May 5, 2012

Havanur Fort

Jan 21, 2012

Our objective of the day was to visit Krishi Mela 2012 at Haveri. We needed few hours for that event. We would have plenty of time. I made a list of places with historical importance around Haveri-
  • Mukteshwara temple, Chaudayyadanapura
  • Galageshwara Temple, Galaganatha
  • Someshwar Temple, Haralahalli
  • Dyamavva Temple, Havanur
  • Kaginele, birth place of Saint Kanakadasa
  • Jain Basadi, Yalavatti
  • Kadambeshwar temple, Rattihalli
We left Dharwad around 5-30. By 7AM, after Shiggaon we stopped for breakfast. We drove past Purasiddeshwara temple in Haveri by 8AM. On the way to Guttal we took a detour to Karajgi. I was hoping to see ancient temples all temples of Karajgi were modern cement & steel structures. Waste of time! At Guttal, we stopped for directions. A local man suggested us to go in this order- Chaudayyadanapura, Haralahalli, Havanur and Galaganatha. We visited Mukteshwara temple of Chaudayyadanapura and Someshwar Temple of Haralahalli. To reach Galaganatha we had to pass through Havanur. I wasn't interested in visiting Havanur temple but plans changed as soon as I saw ruins of the fort.

Havanur is a fairly big village on the banks of river Tungabhadra. Our search for the fort lead us to Dyamavva Temple. Manju and the cab driver, also Manju, chose to visit the temple while I went towards the ruins.

Havanur fort is a river fort. One of the three bastions surrounded by jaalikanti. The small structure in the fields below caught my attention. It looked like a Islamic grave marker.

Rampart wall is missing here.

Condition of this part of the fort looks quite good.

There it is. It's definitely Islamic. That's _____ a farmer of Havanur. During rainy season river water would submerge these fields.

Another bastion. This one looks solid. Unlike the other bastion, this is squarish with filleted corners. Earlier I had been on that bastion, it was filthy ...a public toilet. One interesting feature of that bastion was a stone-lined  rectangular pit about 12' x 8' x 7' deep. Was the pit used to store water? No idea.

Exposed portion of a buried statue. It looks like this sculpture is from Hoysala period. This is just feet away from the waters of Tungabhadra.

Local people come here to wash clothes and take bath. A slightly elevated rocky portion of the riverbed forms a small island. I was tempted to go there but we were already behind our schedule.

A closer look at the bastion. Looks like Maratha architecture.
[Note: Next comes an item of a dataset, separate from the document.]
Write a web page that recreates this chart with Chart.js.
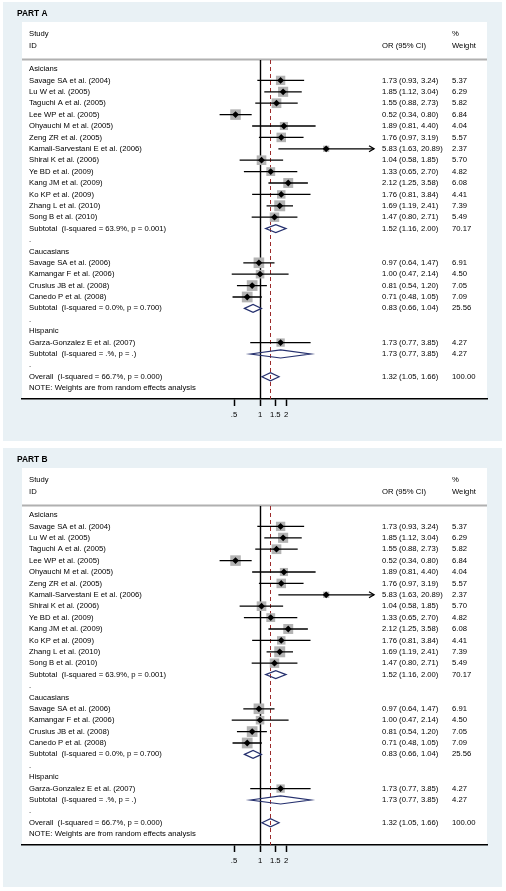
<!DOCTYPE html>
<html>
<head>
<meta charset="utf-8">
<script src="https://cdn.jsdelivr.net/npm/chart.js@4.4.1/dist/chart.umd.min.js"></script>
<style>
body { margin: 0; background: #fff; width: 506px; height: 891px; overflow: hidden; position: relative; }
canvas { position: absolute; left: 0; display: block; }
#partA { top: 0; }
#partB { top: 446px; }
</style>
</head>
<body>
<canvas id="partA" width="506" height="445"></canvas>
<canvas id="partB" width="506" height="445"></canvas>
<script>
// forest plot rows, top to bottom (both parts show the same table)
const rowLabels = [
    'Asicians',
    'Savage SA et al. (2004)',
    'Lu W et al. (2005)',
    'Taguchi A et al. (2005)',
    'Lee WP et al. (2005)',
    'Ohyauchi M et al. (2005)',
    'Zeng ZR et al. (2005)',
    'Kamali-Sarvestani E et al. (2006)',
    'Shirai K et al. (2006)',
    'Ye BD et al. (2009)',
    'Kang JM et al. (2009)',
    'Ko KP et al. (2009)',
    'Zhang L et al. (2010)',
    'Song B et al. (2010)',
    'Subtotal  (I-squared = 63.9%, p = 0.001)',
    '.',
    'Caucasians',
    'Savage SA et al. (2006)',
    'Kamangar F et al. (2006)',
    'Crusius JB et al. (2008)',
    'Canedo P et al. (2008)',
    'Subtotal  (I-squared = 0.0%, p = 0.700)',
    '.',
    'Hispanic',
    'Garza-Gonzalez E et al. (2007)',
    'Subtotal  (I-squared = .%, p = .)',
    '.',
    'Overall  (I-squared = 66.7%, p = 0.000)',
    'NOTE: Weights are from random effects analysis'
]
const orVals  = [null,1.73,1.85,1.55,0.52,1.89,1.76,5.83,1.04,1.33,2.12,1.76,1.69,1.47,1.52,null,null,0.97,1.00,0.81,0.71,0.83,null,null,1.73,1.73,null,1.32,null]
const loVals  = [null,0.93,1.12,0.88,0.34,0.81,0.97,1.63,0.58,0.65,1.25,0.81,1.19,0.80,1.16,null,null,0.64,0.47,0.54,0.48,0.66,null,null,0.77,0.77,null,1.05,null]
const hiVals  = [null,3.24,3.04,2.73,0.80,4.40,3.19,20.89,1.85,2.70,3.58,3.84,2.41,2.71,2.00,null,null,1.47,2.14,1.20,1.05,1.04,null,null,3.85,3.85,null,1.66,null]
const weights = [null,5.37,6.29,5.82,6.84,4.04,5.57,2.37,5.70,4.82,6.08,4.41,7.39,5.49,70.17,null,null,6.91,4.50,7.05,7.09,25.56,null,null,4.27,4.27,null,100.00,null]
const pooledRows = [14, 21, 25, 27]
const overallRow = 27
const xTicks = [0.5, 1, 1.5, 2]
const xTickLabels = ['.5', '1', '1.5', '2']
const partTitles = ['PART A', 'PART B']

const FONT = '"Liberation Sans", Arial, sans-serif'
const FS = 7.7
const arrowFrom = 10 // CI upper ends beyond this get an arrow

const studyRows = rowLabels.map((_, i) => i).filter(i => orVals[i] != null && !pooledRows.includes(i))

const forestPlugin = (title) => ({
    id: 'forest',
    beforeDraw(chart) {
        const c = chart.ctx
        const area = chart.chartArea
        c.save()
        c.fillStyle = '#e9f1f5'
        c.fillRect(3, 2, 499, 439)
        c.fillStyle = '#fff'
        c.fillRect(22, 22, 465, area.bottom - 22)
        c.strokeStyle = '#b0b0b0'
        c.lineWidth = 2
        c.beginPath()
        c.moveTo(22, 59.5)
        c.lineTo(487, 59.5)
        c.stroke()
        c.restore()
    },
    beforeDatasetsDraw(chart) {
        const c = chart.ctx
        const x = chart.scales.x
        const area = chart.chartArea
        c.save()
        // line of no effect
        const x1 = Math.round(x.getPixelForValue(1)) + 0.5
        c.strokeStyle = '#000'
        c.lineWidth = 1.4
        c.beginPath()
        c.moveTo(x1, area.top)
        c.lineTo(x1, area.bottom)
        c.stroke()
        // overall estimate
        const xo = Math.round(x.getPixelForValue(orVals[overallRow])) + 0.5
        c.strokeStyle = '#9b2a2a'
        c.lineWidth = 1
        c.setLineDash([4, 3])
        c.beginPath()
        c.moveTo(xo, area.top)
        c.lineTo(xo, area.bottom)
        c.stroke()
        c.restore()
    },
    afterDatasetsDraw(chart) {
        const c = chart.ctx
        const x = chart.scales.x
        const y = chart.scales.y
        c.save()
        // pooled estimates as hollow diamonds
        c.strokeStyle = '#25306e'
        c.lineWidth = 1.2
        pooledRows.forEach(i => {
            const yy = y.getPixelForValue(i)
            const xl = x.getPixelForValue(loVals[i])
            const xm = x.getPixelForValue(orVals[i])
            const xh = x.getPixelForValue(hiVals[i])
            c.beginPath()
            c.moveTo(xl, yy)
            c.lineTo(xm, yy - 4)
            c.lineTo(xh, yy)
            c.lineTo(xm, yy + 4)
            c.closePath()
            c.stroke()
        })
        // arrows for long intervals
        c.strokeStyle = '#000'
        c.lineWidth = 1.3
        studyRows.filter(i => hiVals[i] > arrowFrom).forEach(i => {
            const yy = y.getPixelForValue(i)
            const xh = x.getPixelForValue(hiVals[i])
            c.beginPath()
            c.moveTo(xh - 5, yy - 3)
            c.lineTo(xh, yy)
            c.lineTo(xh - 5, yy + 3)
            c.stroke()
        })
        c.restore()
    },
    afterDraw(chart) {
        const c = chart.ctx
        const y = chart.scales.y
        c.save()
        c.fillStyle = '#000'
        c.textBaseline = 'middle'
        c.font = 'bold 8.4px ' + FONT
        c.fillText(title, 17, 14)
        c.font = FS + 'px ' + FONT
        c.fillText('Study', 29, 34)
        c.fillText('ID', 29, 46)
        c.fillText('OR (95% CI)', 382, 46)
        c.fillText('%', 452, 34)
        c.fillText('Weight', 452, 46)
        rowLabels.forEach((lab, i) => {
            const yy = y.getPixelForValue(i)
            c.fillText(lab, 29, yy)
            if (orVals[i] != null) {
                c.fillText(orVals[i].toFixed(2) + ' (' + loVals[i].toFixed(2) + ', ' + hiVals[i].toFixed(2) + ')', 382, yy)
                c.fillText(weights[i].toFixed(2), 452, yy)
            }
        })
        c.restore()
    }
})

const makeChart = (id, title) => {
    const ctx = document.getElementById(id).getContext('2d')
    const data = {
        datasets: [
            {
                type: 'scatter',
                data: studyRows.map(i => ({ x: orVals[i], y: i })),
                pointStyle: 'rectRot',
                pointRadius: 3.4,
                backgroundColor: '#000',
                borderWidth: 0,
                order: 0,
            },
            {
                type: 'line',
                data: studyRows.flatMap(i => [
                    { x: loVals[i], y: i },
                    { x: hiVals[i], y: i },
                    { x: hiVals[i], y: null },
                ]),
                borderColor: '#000',
                borderWidth: 1.3,
                pointRadius: 0,
                fill: false,
                spanGaps: false,
                order: 1,
            },
            {
                type: 'scatter',
                data: studyRows.map(i => ({ x: orVals[i], y: i })),
                pointStyle: 'rect',
                pointRadius: (c) => 2.85 * Math.sqrt(weights[c.raw.y]),
                backgroundColor: '#b3b3b3',
                borderWidth: 0,
                order: 2,
            },
        ],
    }
    const config = {
        type: 'scatter',
        data: data,
        options: {
            responsive: false,
            animation: false,
            events: [],
            layout: {
                padding: { left: 22, right: 19, top: 60, bottom: 26 },
                autoPadding: false,
            },
            plugins: {
                legend: { display: false },
                tooltip: { enabled: false },
            },
            scales: {
                x: {
                    type: 'logarithmic',
                    min: 0.00175,
                    max: 425,
                    afterBuildTicks: (s) => { s.ticks = xTicks.map(v => ({ value: v })) },
                    afterFit: (s) => { s.height = 20 },
                    ticks: {
                        autoSkip: false,
                        maxRotation: 0,
                        padding: 4,
                        color: '#000',
                        font: { family: FONT, size: FS },
                        callback: (v, i) => xTickLabels[i],
                    },
                    grid: {
                        drawOnChartArea: false,
                        drawTicks: true,
                        tickLength: 7,
                        tickColor: '#000',
                        tickWidth: 1.5,
                    },
                    border: { display: true, color: '#000', width: 1.5 },
                },
                y: {
                    type: 'linear',
                    display: false,
                    reverse: true,
                    min: -0.79,
                    max: 28.95,
                },
            },
        },
        plugins: [forestPlugin(title)],
    }
    return new Chart(ctx, config)
}

const chartA = makeChart('partA', partTitles[0])
const chartB = makeChart('partB', partTitles[1])
</script>
</body>
</html>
Perhaps this was used as a docking station for military boats or merchant boats supplying food grains.

I meet another farmer- ________. Ruins of a mantapa and a temple in the background..

During rainy season river water would flow through this natural trench which goes towards Dhyamavva temple.

A reinforced end of a bund.

An ancient temple on the island in the river.I wish I had seen the inside of that temple.

Women working in fields. The one in the middle had asked if I'll take a picture.They were surprised when I spoke to them ...evaru Kannada mathadthare.

Back at the temple, Manju introduced few local leaders who were supervising temple decoration for the upcoming annual fair. Manjus accompanying me are standing at the either ends of the line. It is said that during the fair hundreds of goats and chicken are killed here as offering to the Goddess. The place we are standing on would be soaked with blood.

According to Manju, temporary stalls to vend alcoholic drinks are setup during the fair. Every stall will have a small opening to receive cash and deliver bottles. I was trying to imagine people high on spirits and attacking meat! What a scene! Manju did mention that temple management does not allow photography or videography here during the fair. Obviously! Images of blood & gore on media is an invitation to trouble from animals rights groups.

Our next destination was Galaganatha. The roads were in terrible condition. Reason: heavy traffic of trucks and tractors transporting sand from river Tungabhadra. One stretch of the road was running parallel to the river. We could see lot of sugarcane fields. I saw a dirt path in a field connecting the river and the road. I saw more and more. I must have counted 25 in a 2km stretch. Imagine the scale of illegal sand mining. I was saddened by seeing people destroying the local ecosystem. Both Manjus told me how boats are used to suck out sand from the riverbed a giant vacuum cleaner. Man is determined to destroy this planet.

Havanur Fort coordinates: 14°51'38"N   75°41'31"E



Srinath Jog said...

Hello Siddeshwar, Today I got wondered that I got your blog link in google when i searched as Havanur fort.
I'm very glad to see my villege in google. If I was there in havanur I would have given more info about this fort for your blog.

Anyways thanks Siddesh,


siddeshwar said...

Nice to know you Srinath. Do feel free to share facts about Havanur fort. On a different note, few months after my visit to Havanur I learnt about Hanamanth Goudana Kote (also called Shakhara fort) on the opposite bank. I have plans to visit it some time.